Susanne Antonetta's family were immigrants from Italy on one side and Barbados on the other. They tried to realize the American dream by building a summer escape in the boglands of New Jersey, a place where the rural and industrial collide. They picked gooseberries along the chain-link fence of Oyster Creek Nuclear Power Plant, which ultimately released more radiation than Three Mile Island. They rowed dinghies along creeks contaminated with drums of toxic waste dumped illegally by various chemical companies. At the time, the young Antonetta and her cousins were obsessed with the threat of nuclear war, oblivious to what was going on around them.
At first local officials began to warn people about their wells. Eventually, parents were asked to donate their children's baby teeth to be tested for radiation. One by one, Antonetta's family discovered they had an array of health problems, and that they were part of a larger pattern of health problems.

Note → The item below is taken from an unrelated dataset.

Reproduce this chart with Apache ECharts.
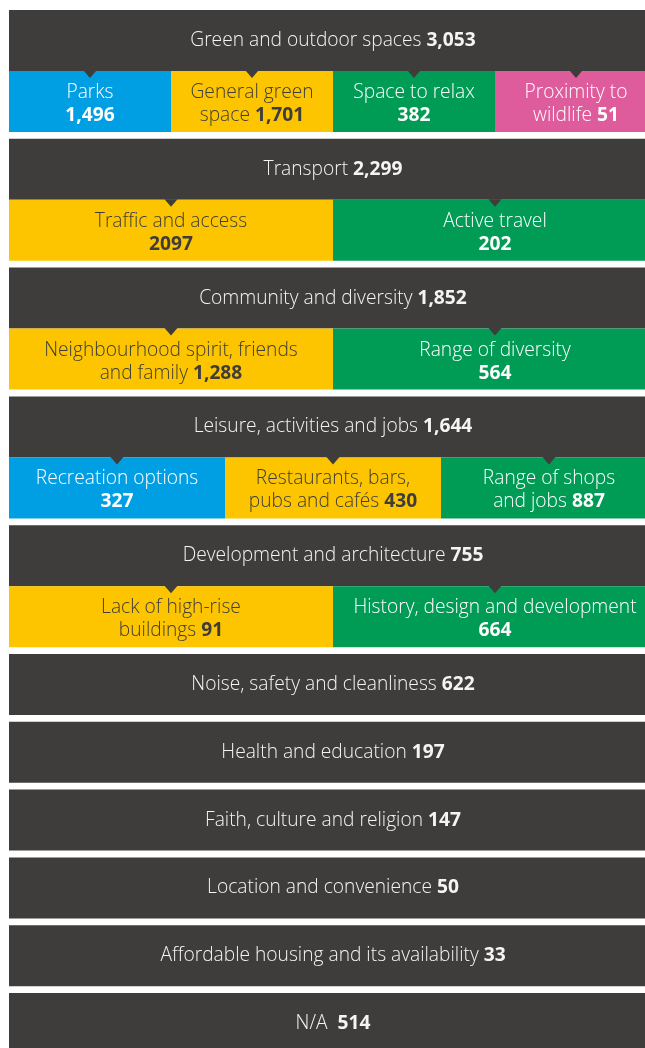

Body Toxic merges the personal and familial with the historical, political, and environmental, creating a work that is intensely intimate and starkly political. Brave, harrowing, beautifully written, Antonetta's memoir explores an American family in the midst of the wreckage of the American dream.
Review
"We are supposed to stay silent. About the madness running in our bloodlines, the revolt going on in our bodies, the cancers raining down around us. About the poisoned landscape that is now America. Susanne Antonetta laces all these demons together with words that sing a terrible and beautiful song. I don't know exactly how she does it, but she sure as hell does. And we all know she is right. Know it in our bones. Know it as we wail over our lost ones. This is a report from the flesh instead of the numbing statistics. This is our neighborhood written in blood." Charles Bowden
Review
"Bittersweet and spiked with startlingly poetic descriptions, Antonetta's compelling blend of family history and musings on crimes against nature in the nuclear age opens a new chapter in the literature of place and offers a fresh and poignant look at the old story of inheritance." Booklist (starred review)
Review
"Bittersweet and spiked with startlingly poetic descriptions, Antonetta's compelling blend of family history and musings on crimes against nature in the nuclear age opens a new chapter in the literature of place and offers a fresh and poignant look at the old story of inheritance." Donna Seaman, Booklist
Review
"When environmentalists are ignored it's usually because what they have to say is too complex, to abstract, and far too frightening. With this lyrical and precisely written memoir, Antonetta has taken the stuff of science gone rabid nuclear reactors endlessly on the brink, cancer clusters, mercury in groundwater plumes, the immortality of radioactive waste and by weaving in family history, has personalized it in the most astonishing way. In the end, Antonetta presents the reader with something more convincing and frightening and far more heartbreaking than any EPA report." Rosina Lippi, author o Homestead, winner of the PEN/Hemingway Award
Synopsis
The author's family tried to realize the American dream with a summer escape where the rural and industrial collide. But the land was contaminated and made them all ill. "Body Toxic" merges the personal and familial with the historical, political, and environmental.